Well week 1 of camp is over.  It was frustratingly slow but incredibly fast.  It was wonderful but awful.  It was refreshing but draining.  It was unbelievably hard but amazingly beautiful.

Such is camp.

The ultimate paradox.

Such is life.

It just doesn’t make any sense.

I really want to write about all that I’m learning.  But it seems almost pretentious to think I have the ability to put such unthinkable, incredible, eternal concepts and lessons and ideas into futile words.

How frustrating.

How beautiful.

We got our cabin assignments this morning.  And I have Overflow…meaning I have a two-week cabin…meaning these girls, good or bad, frustrating or endearing, exhausting or refreshing, are coming tomorrow and staying for 13 days.

And I am terrified.

And I am thrilled.

I trust fully that the Lord has put these girls in my cabin for two weeks for a reason.  And no matter what it will look like, I am so so unbelievably excited.  Because I know I can’t do this.  But I know that he can.  And I know that it’s all for his glory.
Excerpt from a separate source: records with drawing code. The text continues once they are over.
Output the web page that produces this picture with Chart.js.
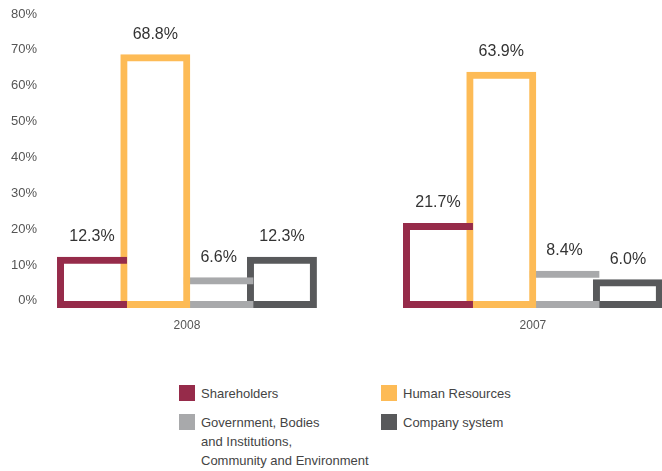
<!DOCTYPE html>
<html>
<head>
<meta charset="utf-8">
<script src="https://cdn.jsdelivr.net/npm/chart.js@4.4.1/dist/chart.umd.min.js"></script>
<style>
  html, body { margin: 0; padding: 0; background: #fff; }
  #wrap { position: relative; width: 662px; height: 471px; overflow: hidden; }
  #chart { position: absolute; left: 0; top: 0; }
  #legend {
    position: absolute; left: 179px; top: 385px;
    display: grid; grid-template-columns: 202px auto; grid-template-rows: 29px auto;
    font-family: 'Liberation Sans', Arial, sans-serif;
    font-size: 13px; line-height: 19px; color: #444;
  }
  .item { display: flex; align-items: flex-start; }
  .swatch { width: 16px; height: 16px; flex: none; }
  .text { margin-left: 6px; margin-top: -1px; white-space: pre; }
</style>
</head>
<body>
<div id="wrap">
  <canvas id="chart" width="662" height="348"></canvas>
  <div id="legend"></div>
</div>
<script>
const FONT = "'Liberation Sans', Arial, sans-serif"

// years on the x axis
const categories = ['2008', '2007']

// share of added value by recipient, in percent
const shareholders   = [12.3, 21.7]
const humanResources = [68.8, 63.9]
const government     = [6.6, 8.4]
const companySystem  = [12.3, 6.0]

const seriesNames = [
  'Shareholders',
  'Human Resources',
  'Government, Bodies\nand Institutions,\nCommunity and Environment',
  'Company system'
]

const yTicks = [0, 10, 20, 30, 40, 50, 60, 70, 80]

const colors = ['#962b4a', '#fdbb56', '#a8a9ab', '#58595b']

// bars overlap by one border width, so the hidden sides are left out
const B = 7
const sides = [
  { top: B, bottom: B, left: B, right: 0 },
  { top: B, bottom: B, left: B, right: B },
  { top: B, bottom: B, left: 0, right: 0 },
  { top: B, bottom: B, left: B, right: B },
]

const series = [shareholders, humanResources, government, companySystem]


const valueLabels = {
  id: 'valueLabels',
  afterDatasetsDraw(chart){
    const ctx = chart.ctx
    ctx.save()
    ctx.font = '16px ' + FONT
    ctx.fillStyle = '#333'
    ctx.textAlign = 'center'
    ctx.textBaseline = 'middle'
    chart.data.datasets.forEach((ds, i) => {
      chart.getDatasetMeta(i).data.forEach((bar, j) => {
        ctx.fillText(ds.data[j].y.toFixed(1) + '%', bar.x, bar.y - 20)
      })
    })
    ctx.restore()
  }
}


const chart = new Chart(document.getElementById('chart'), {
  type: 'bar',
  data: {
    datasets: series.map((vals, i) => ({
      label: seriesNames[i],
      data: vals.map((v, j) => ({ x: j, y: v })),
      borderColor: colors[i],
      backgroundColor: 'transparent',
      borderWidth: sides[i],
      borderSkipped: false,
      base: -2,
      categoryPercentage: 0.732,
      barPercentage: 1.105,
    }))
  },
  options: {
    responsive: false,
    animation: false,
    layout: { padding: { top: 14, right: 0, bottom: 0, left: 0 } },
    plugins: {
      legend: { display: false },
      tooltip: { enabled: false },
    },
    scales: {
      x: {
        type: 'linear',
        offset: false,
        min: -0.419,
        max: 1.373,
        grid: { display: false, drawTicks: false },
        border: { display: false },
        afterBuildTicks: (axis) => { axis.ticks = categories.map((c, i) => ({ value: i })) },
        afterFit: (axis) => { axis.height = 40 },
        ticks: {
          padding: 10,
          color: '#555',
          font: { family: FONT, size: 12 },
          callback: (v) => categories[v],
        }
      },
      y: {
        min: -2,
        max: 80,
        grid: { display: false, drawTicks: false },
        border: { display: false },
        afterBuildTicks: (axis) => { axis.ticks = yTicks.map(v => ({ value: v })) },
        afterFit: (axis) => { axis.width = 42 },
        ticks: {
          padding: 5,
          color: '#555',
          font: { family: FONT, size: 13 },
          callback: (v) => v + '%',
        }
      }
    }
  },
  plugins: [valueLabels]
})


// html legend built from the chart datasets
const legend = document.getElementById('legend')
chart.data.datasets.forEach((ds) => {
  const item = document.createElement('div')
  item.className = 'item'
  item.innerHTML = '<span class="swatch" style="background:' + ds.borderColor + '"></span>'
  const text = document.createElement('span')
  text.className = 'text'
  text.textContent = ds.label
  item.appendChild(text)
  legend.appendChild(item)
})
</script>
</body>
</html>
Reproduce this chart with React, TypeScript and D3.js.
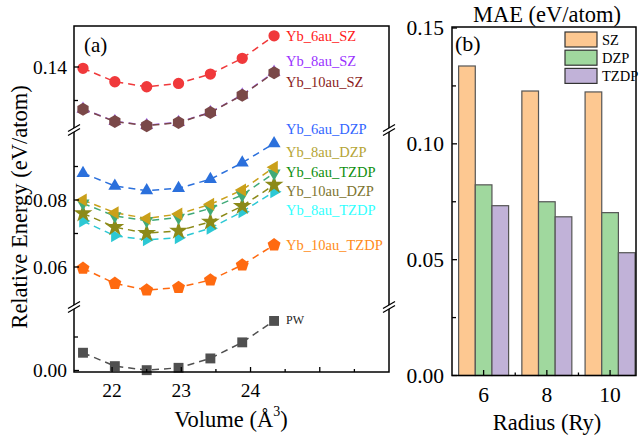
import React from 'react';
import * as d3 from 'd3';

// ---------- data ----------
const volumes = [21.58, 22.04, 22.5, 22.96, 23.42, 23.88, 24.34];
const xTicksLeft = [22, 23, 24];

const pw = [0.0053, 0.0013, 0.0001, 0.0008, 0.0036, 0.0084, 0.0148];
const yb6SZ = [0.1396, 0.1356, 0.1341, 0.1351, 0.1379, 0.1426, 0.1493];
const yb8SZ = [0.1275, 0.1238, 0.1226, 0.1235, 0.1265, 0.1317, 0.1385];
const yb10SZ = [0.1274, 0.1237, 0.1225, 0.1234, 0.1264, 0.1316, 0.1383];
const yb6DZP = [0.088, 0.0842, 0.0828, 0.0835, 0.0862, 0.0911, 0.0969];
const yb8DZP = [0.08, 0.0762, 0.0745, 0.0758, 0.0787, 0.083, 0.0898];
const yb6TZDP = [0.079, 0.0752, 0.0738, 0.0748, 0.0775, 0.0815, 0.088];
const yb10DZP = [0.076, 0.0719, 0.0701, 0.0708, 0.0735, 0.0782, 0.0845];
const yb8TZDP = [0.0737, 0.0693, 0.0681, 0.0687, 0.0716, 0.0765, 0.0825];
const yb10TZDP = [0.0596, 0.0551, 0.0531, 0.0539, 0.0561, 0.0606, 0.0666];

const radii = [6, 8, 10];
const basisSets = ['SZ', 'DZP', 'TZDP'];
const maeSZ = [0.1336, 0.1228, 0.1224];
const maeDZP = [0.0823, 0.075, 0.0703];
const maeTZDP = [0.0733, 0.0685, 0.053];

// ---------- layout ----------
const FONT = '"Liberation Serif", "Times New Roman", serif';
const L = { x0: 74, x1: 389, y0: 26, y1: 372 };
const R = { x0: 452, x1: 636, y0: 27, y1: 375.5 };

const xL = d3.scaleLinear().domain([21.45, 26]).range([L.x0, L.x1]);
const segBot = d3.scaleLinear().domain([0, 0.01]).range([370.5, 337]);
const segMid = d3.scaleLinear().domain([0.06, 0.08]).range([267, 200]);
const segTop = d3.scaleLinear().domain([0.13, 0.14]).range([100.5, 67]);
const BREAKS = [130, 307];

const xR = d3.scaleLinear().domain([5, 10.82]).range([R.x0, R.x1]);
const yR = d3.scaleLinear().domain([0, 0.15]).range([R.y1, 28]);

function poly(n: number, r: number, rotDeg: number) {
  const pts: string[] = [];
  for (let i = 0; i < n; i++) {
    const a = (rotDeg * Math.PI) / 180 + (i * 2 * Math.PI) / n;
    pts.push(`${(r * Math.cos(a)).toFixed(2)},${(r * Math.sin(a)).toFixed(2)}`);
  }
  return 'M' + pts.join('L') + 'Z';
}

const markers: Record<string, string> = {
  circle: d3.symbol(d3.symbolCircle, 100)() as string,
  square: poly(4, 7, 45),
  up: poly(3, 7.5, -90),
  down: poly(3, 7.5, 90),
  left: poly(3, 7.5, 180),
  right: poly(3, 7.5, 0),
  pentagon: poly(5, 6.8, -90),
  hexagon: poly(6, 6.5, -90),
  star: d3.symbol(d3.symbolStar, 110)() as string,
};

type Series = {
  name: string; values: number[]; seg: d3.ScaleLinear<number, number>;
  color: string; label: string; marker: string; ldy: number; fs: number;
};

const series: Series[] = [
  { name: 'PW', values: pw, seg: segBot, color: '#505050', label: '#222222', marker: 'square', ldy: -1, fs: 12 },
  { name: 'Yb_6au_SZ', values: yb6SZ, seg: segTop, color: '#f0393b', label: '#ff1a1a', marker: 'circle', ldy: 0.5, fs: 14.5 },
  { name: 'Yb_8au_SZ', values: yb8SZ, seg: segTop, color: '#a468f0', label: '#9a33ff', marker: 'up', ldy: -11, fs: 14.5 },
  { name: 'Yb_10au_SZ', values: yb10SZ, seg: segTop, color: '#7a4848', label: '#8b1c1c', marker: 'hexagon', ldy: 9, fs: 14.5 },
  { name: 'Yb_6au_DZP', values: yb6DZP, seg: segMid, color: '#2b70dc', label: '#3366ff', marker: 'up', ldy: -14, fs: 14.5 },
  { name: 'Yb_8au_TZDP', values: yb8TZDP, seg: segMid, color: '#2cc8d4', label: '#33ffff', marker: 'right', ldy: 18, fs: 14.5 },
  { name: 'Yb_10au_DZP', values: yb10DZP, seg: segMid, color: '#8c8a18', label: '#7d7530', marker: 'star', ldy: 6, fs: 14.5 },
  { name: 'Yb_6au_TZDP', values: yb6TZDP, seg: segMid, color: '#3faa78', label: '#0f900f', marker: 'down', ldy: -1, fs: 14.5 },
  { name: 'Yb_8au_DZP', values: yb8DZP, seg: segMid, color: '#caa01a', label: '#b5a535', marker: 'left', ldy: -15.5, fs: 14.5 },
  { name: 'Yb_10au_TZDP', values: yb10TZDP, seg: segMid, color: '#ff6a10', label: '#ff8c1a', marker: 'pentagon', ldy: 0, fs: 14.5 },
];

const barSeries = [
  { name: basisSets[0], values: maeSZ, fill: '#fdc891' },
  { name: basisSets[1], values: maeDZP, fill: '#a0d89e' },
  { name: basisSets[2], values: maeTZDP, fill: '#c1b2d8' },
];

function BreakMark({ x, y }: { x: number; y: number }) {
  return (
    <g>
      <polygon points={`${x - 6},${y + 5.5} ${x + 6},${y - 1.5} ${x + 6},${y - 5.5} ${x - 6},${y + 1.5}`} fill="#fff" />
      <line x1={x - 6} y1={y + 5.5} x2={x + 6} y2={y - 1.5} stroke="#000" strokeWidth={1.3} />
      <line x1={x - 6} y1={y + 1.5} x2={x + 6} y2={y - 5.5} stroke="#000" strokeWidth={1.3} />
    </g>
  );
}

export default function App() {
  const leftTicks = [
    { v: 0, s: segBot, lab: '0.00' }, { v: 0.01, s: segBot, lab: '' },
    { v: 0.06, s: segMid, lab: '0.06' }, { v: 0.07, s: segMid, lab: '' },
    { v: 0.08, s: segMid, lab: '0.08' }, { v: 0.09, s: segMid, lab: '' },
    { v: 0.13, s: segTop, lab: '' }, { v: 0.14, s: segTop, lab: '0.14' },
  ];
  const xMinorL = [22.5, 23.5, 24.5, 25.5];
  const xMajorL = [22, 23, 24, 25];
  const barW = xR(6.527) - xR(6);

  return (
    <svg width={639} height={443} style={{ position: 'absolute', left: 0, top: 0 }} fontFamily={FONT}>
      <rect width={639} height={443} fill="#fff" />
      {/* ---------- left panel ---------- */}
      {series.map((s) => {
        const line = d3.line<number>().x((_, i) => xL(volumes[i])).y((d) => s.seg(d));
        return (
          <path key={s.name + 'l'} d={line(s.values) as string} fill="none" stroke={s.color}
            strokeWidth={1.5} strokeDasharray="7,5" />
        );
      })}
      {series.map((s) => (
        <g key={s.name + 'm'}>
          {s.values.map((v, i) => (
            <path key={i} d={markers[s.marker]} transform={`translate(${xL(volumes[i])},${s.seg(v)})`} fill={s.color} />
          ))}
        </g>
      ))}
      {series.map((s) => (
        <text key={s.name + 't'} x={xL(volumes[6]) + 12} y={s.seg(s.values[6]) + s.ldy}
          dominantBaseline="central" fontSize={s.fs} fill={s.label}>{s.name}</text>
      ))}
      {/* frame */}
      <rect x={L.x0} y={L.y0} width={L.x1 - L.x0} height={L.y1 - L.y0} fill="none" stroke="#000" strokeWidth={1.5} />
      {BREAKS.map((b) => (
        <g key={b}>
          <BreakMark x={L.x0} y={b} />
          <BreakMark x={L.x1} y={b} />
        </g>
      ))}
      {leftTicks.map((t, i) => (
        <g key={i}>
          <line x1={L.x0} x2={L.x0 + (t.lab ? 5 : 4)} y1={t.s(t.v)} y2={t.s(t.v)} stroke="#000" strokeWidth={1.3} />
          {t.lab && (
            <text x={L.x0 - 7} y={t.s(t.v)} textAnchor="end" dominantBaseline="central" fontSize={19.5}>{t.lab}</text>
          )}
        </g>
      ))}
      {xMajorL.map((t) => (
        <line key={t} x1={xL(t)} x2={xL(t)} y1={L.y1} y2={L.y1 - 5} stroke="#000" strokeWidth={1.3} />
      ))}
      {xMinorL.map((t) => (
        <line key={t} x1={xL(t)} x2={xL(t)} y1={L.y1} y2={L.y1 - 3} stroke="#000" strokeWidth={1.3} />
      ))}
      {xTicksLeft.map((t) => (
        <text key={t} x={xL(t)} y={390} textAnchor="middle" dominantBaseline="central" fontSize={19.5}>{t}</text>
      ))}
      <text x={84} y={45} dominantBaseline="central" fontSize={21}>(a)</text>
      <text x={231} y={419} textAnchor="middle" dominantBaseline="central" fontSize={22.5}>
        Volume (Å<tspan dy={-8} fontSize={14}>3</tspan><tspan dy={8}>)</tspan>
      </text>
      <text transform="translate(19,207) rotate(-90)" textAnchor="middle" dominantBaseline="central" fontSize={22.5}>
        Relative Energy (eV/atom)
      </text>

      {/* ---------- right panel ---------- */}
      {barSeries.map((bs, j) => (
        <g key={bs.name}>
          {bs.values.map((v, i) => (
            <rect key={i} x={xR(radii[i]) + (j - 1.5) * barW} y={yR(v)} width={barW} height={yR(0) - yR(v)}
              fill={bs.fill} stroke="#555" strokeWidth={1.2} />
          ))}
        </g>
      ))}
      <rect x={R.x0} y={R.y0} width={R.x1 - R.x0} height={R.y1 - R.y0} fill="none" stroke="#000" strokeWidth={1.5} />
      {[0, 0.025, 0.05, 0.075, 0.1, 0.125, 0.15].map((t, i) => (
        <g key={t}>
          <line x1={R.x0} x2={R.x0 + (i % 2 === 0 ? 5 : 4)} y1={yR(t)} y2={yR(t)} stroke="#000" strokeWidth={1.3} />
          {i % 2 === 0 && (
            <text x={R.x0 - 8} y={yR(t)} textAnchor="end" dominantBaseline="central" fontSize={21.5}>{t.toFixed(2)}</text>
          )}
        </g>
      ))}
      {[6, 7, 8, 9, 10].map((t) => (
        <line key={t} x1={xR(t)} x2={xR(t)} y1={R.y1} y2={R.y1 - (t % 2 === 0 ? 5.5 : 3)} stroke="#000" strokeWidth={1.3} />
      ))}
      {radii.map((t) => (
        <text key={t} x={xR(t)} y={395} textAnchor="middle" dominantBaseline="central" fontSize={21.5}>{t}</text>
      ))}
      <text x={455} y={43} dominantBaseline="central" fontSize={22}>(b)</text>
      <text x={547} y={14} textAnchor="middle" dominantBaseline="central" fontSize={22.5}>MAE (eV/atom)</text>
      <text x={547} y={422} textAnchor="middle" dominantBaseline="central" fontSize={22.5}>Radius (Ry)</text>
      {barSeries.map((bs, j) => (
        <g key={bs.name + 'lg'}>
          <rect x={565} y={32 + j * 18.2} width={32} height={15} fill={bs.fill} stroke="#333" strokeWidth={1.2} />
          <text x={602} y={39.5 + j * 18.2} dominantBaseline="central" fontSize={14.5}>{bs.name}</text>
        </g>
      ))}
    </svg>
  );
}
Sometimes I am literally frozen by the thought that our holy and perfect and loving God has this huge and intricate and perfect plan for the redemption of the world, and part of his plan for these girls is this camp, and part of his plan for this camp is their cabin, and part of his plan for their cabin is me.  Not because I am worthy of that honor.  Not because I am capable.  Not because I have it all figured out.  But just because of his grace.  His unimaginable grace that covers my unworthiness and incapabilities and brokenness. And that somehow, amazingly, allows me to be a part of this plan.

It just doesn’t make any sense.

But I’m so thankful.

And I’m thankful for the people I’m meeting.  And the letters I’m receiving that bring me to tears (Caitlin).  And the things I am seeing.   And the lessons I’m learning.  And the sin I’m being convicted of.  And the prayers that are being answered.  And the grace that keeps me going.

He is good.  So so good.

War Eagle to that (that was for you brie =] )

So maybe I’ll write again in two weeks.  Maybe not.  Either way.  You should write me letters. =]

2 thoughts on “

  1. in case you were wondering…i check your blog weekly because i think you’re an absolutely incredible writer and your posts are always really encouraging. i’m so glad that i got to know you better this weekend (plus now i don’t feel like as much of a creep for reading your blog) and i hope overflow is wonderful for you!